To move the power base of the world economy from the West to Eurasia is not an easy task and fix that can be done overnight; and both Russia and China are aware of this. This alone is another reason why Russia and China need to develop the Silk Road network and develop the economies of a region that is inhabited by nearly half of the entire world population. After all, put it this way, if in a few decades Eurasia develops and the average consumer reaches economic parity with the average Western consumer, Eurasian economies would not then need Western consumers, would they?

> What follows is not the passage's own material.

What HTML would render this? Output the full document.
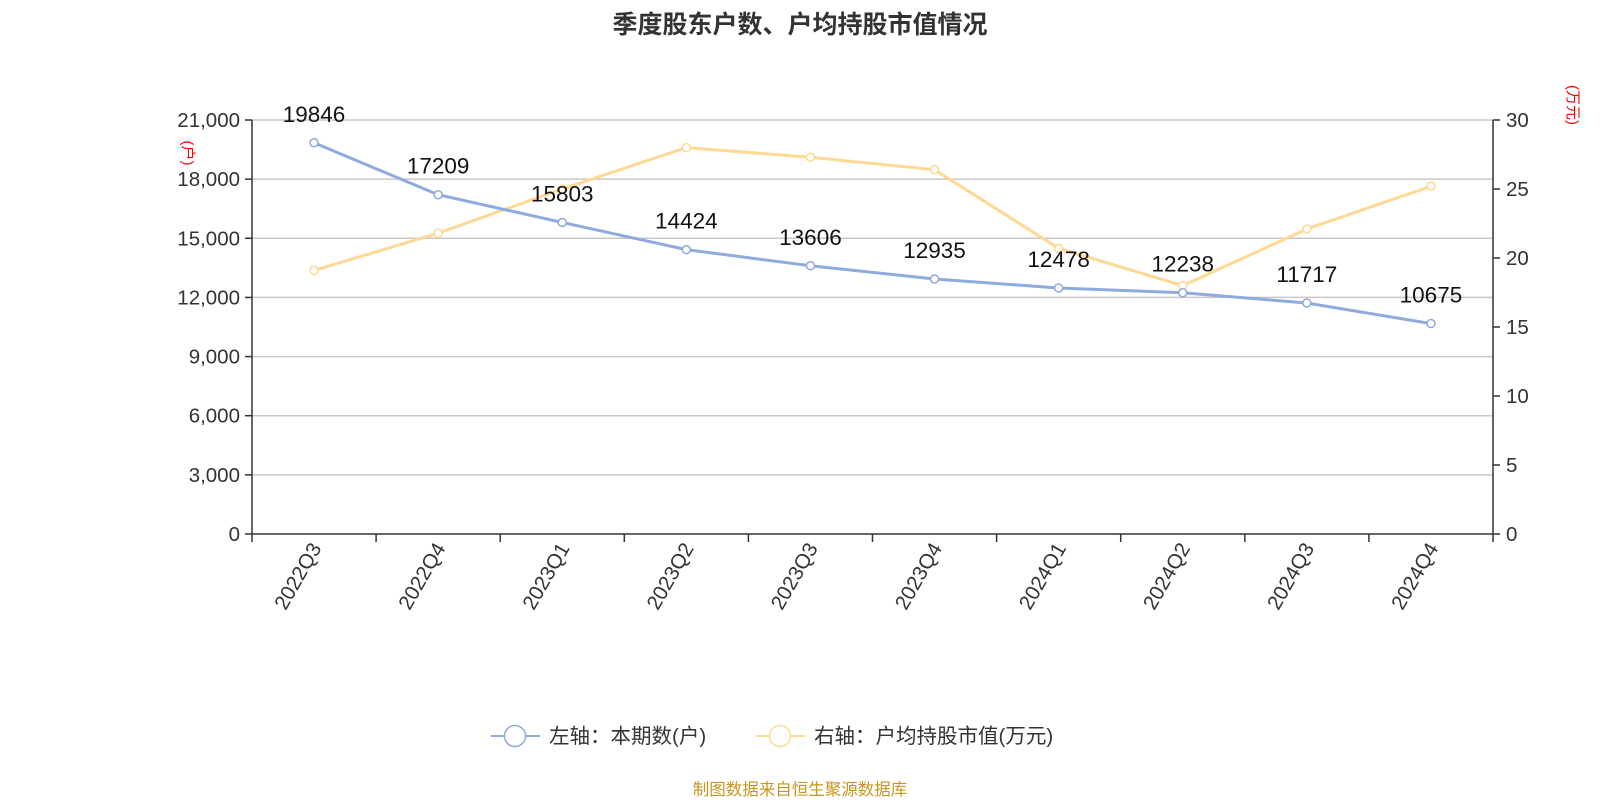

The bottom line here is that China’s global policy of pragmatism ought to take a shift. China may have current and short term interests with the West and America in particular, but its future is with Eurasia.

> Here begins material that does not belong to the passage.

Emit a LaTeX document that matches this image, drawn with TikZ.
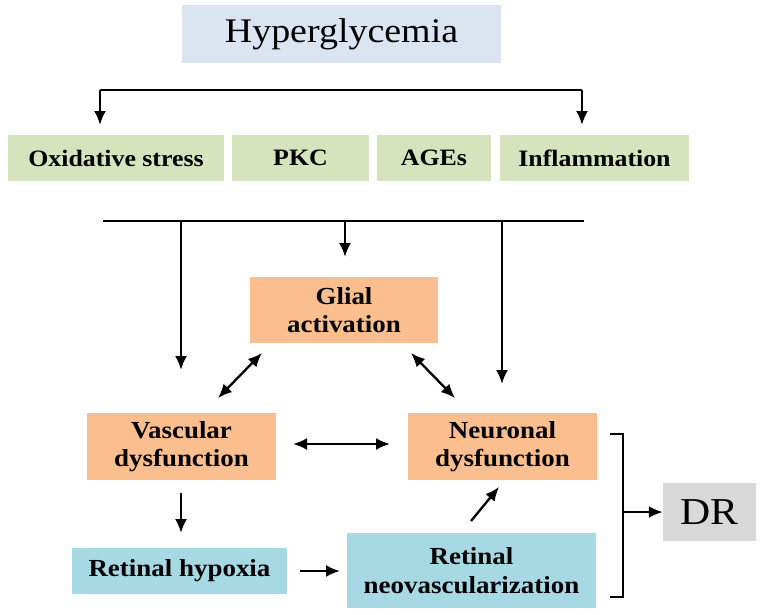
\documentclass[tikz,border=0pt]{standalone}
\usepackage{fontspec}
\setmainfont{Liberation Serif}[FakeStretch=1.1]
\usetikzlibrary{arrows.meta}
\definecolor{hypblue}{HTML}{DAE5F1}
\definecolor{lgreen}{HTML}{D6E3BD}
\definecolor{lorange}{HTML}{FBBF8F}
\definecolor{lcyan}{HTML}{A7D9E4}
\definecolor{lgray}{HTML}{D9D9D9}
\begin{document}
\begin{tikzpicture}[x=1pt,y=-1pt,
  box/.style={inner sep=0pt, align=center, font=\fontsize{23.5}{28}\selectfont\bfseries},
  lbl/.style={font=\fontsize{24.5}{28.5}\selectfont\bfseries},
  ln/.style={line width=2.3pt, line cap=butt},
  arr/.style={ln, -{Latex[length=14pt,width=12pt]}},
  darr/.style={ln, {Latex[length=14pt,width=12pt]}-{Latex[length=14pt,width=12pt]}}]
\useasboundingbox (0,0) rectangle (761,614);
\fill[white] (0,0) rectangle (761,614);
% nodes
\node[box, fill=hypblue, minimum width=319pt, minimum height=58pt, font=\fontsize{34.5}{40}\selectfont] (hyp) at (341.5,34) {Hyperglycemia};
\node[box, fill=lgreen, minimum width=216pt, minimum height=46pt] (ox) at (116,158) {Oxidative stress};
\node[box, fill=lgreen, minimum width=137pt, minimum height=46pt] (pkc) at (300.5,158) {PKC};
\node[box, fill=lgreen, minimum width=114pt, minimum height=46pt] (ages) at (434,158) {AGEs};
\node[box, fill=lgreen, minimum width=189pt, minimum height=46pt] (infl) at (594.5,158) {Inflammation};
\node[box, lbl, fill=lorange, minimum width=188pt, minimum height=66pt] (glial) at (344,310) {Glial\\activation};
\node[box, lbl, fill=lorange, minimum width=189pt, minimum height=67pt] (vasc) at (181.5,446.5) {Vascular\\dysfunction};
\node[box, lbl, fill=lorange, minimum width=189pt, minimum height=67pt] (neur) at (502.5,446.5) {Neuronal\\dysfunction};
\node[box, lbl, fill=lcyan, minimum width=215pt, minimum height=46pt] (hypox) at (179.5,571) {Retinal hypoxia};
\node[box, lbl, fill=lcyan, minimum width=249pt, minimum height=75pt] (neo) at (471.5,570.5) {Retinal\\neovascularization};
\node[box, fill=lgray, minimum width=93pt, minimum height=58pt, font=\fontsize{38}{42}\selectfont] (dr) at (709.5,512) {DR};
% top split
\coordinate (t1) at (100,90);
\coordinate (t2) at (582,90);
\coordinate (t1e) at (100,125);
\coordinate (t2e) at (582,125);
\draw[ln] (t1) -- (t2);
\draw[arr] (t1) -- (t1e);
\draw[arr] (t2) -- (t2e);
% lower collector line
\coordinate (b1) at (103,221);
\coordinate (b2) at (584,221);
\coordinate (bv) at (181,221);
\coordinate (bg) at (345,221);
\coordinate (bn) at (502,221);
\coordinate (bve) at (181,370);
\coordinate (bge) at (345,257);
\coordinate (bne) at (502,384);
\draw[ln] (b1) -- (b2);
\draw[arr] (bv) -- (bve);
\draw[arr] (bg) -- (bge);
\draw[arr] (bn) -- (bne);
% double arrows
\coordinate (gv1) at (262,353);
\coordinate (gv2) at (218,398);
\coordinate (gn1) at (411,353);
\coordinate (gn2) at (455,398);
\coordinate (vn1) at (293,444);
\coordinate (vn2) at (390,444);
\draw[darr] (gv1) -- (gv2);
\draw[darr] (gn1) -- (gn2);
\draw[darr] (vn1) -- (vn2);
% lower arrows
\coordinate (vd1) at (181,493);
\coordinate (vd2) at (181,533);
\coordinate (hn1) at (300,571);
\coordinate (hn2) at (340,571);
\coordinate (nn1) at (471,521);
\coordinate (nn2) at (499,487);
\draw[arr] (vd1) -- (vd2);
\draw[arr] (hn1) -- (hn2);
\draw[arr] (nn1) -- (nn2);
% bracket to DR
\coordinate (k1) at (610,434);
\coordinate (k2) at (623,434);
\coordinate (k3) at (623,597);
\coordinate (k4) at (610,597);
\coordinate (km) at (623,512);
\draw[ln, line join=miter] (k1) -- (k2) -- (k3) -- (k4);
\draw[arr] (km) -- (dr.west);
\end{tikzpicture}
\end{document}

In the world of big-fish-eats-small-fish, when Japan’s economy was booming, it is arguable whether Japan’s self-imposed geopolitical isolation was a contributing factor to its eventual downfall. China is clearly taking a different path to that of Japan and is actively engaged in strengthening its military. To this effect, if China wants to be the superpower it aspires to be, it can no longer restrict its global influence to making shy UNSC vetoes.

If Trump’s tweets about threatening Russia eventuate into action, Russia will be able to deal with the military threat alone, but China will need to walk the talk of its Defence Minister, General Wei Fenghe at some capacity or another.

When the US-led UN coalition invaded Korea back in the 1950’s, Chairman Mao sent one million Chinese troops into Korea. This did not stop the “police action”, but it disabled it from achieving the resounding success it was seeking. President Xi Jinping must walk in the shoes of his predecessor. China can put an end to the potential Western aggression against Russia and Syria and avert a potential global catastrophe simply by announcing the deployment of its aircraft carrier Liaoning into the Mediterranean. No Chinese message could be louder and clearer.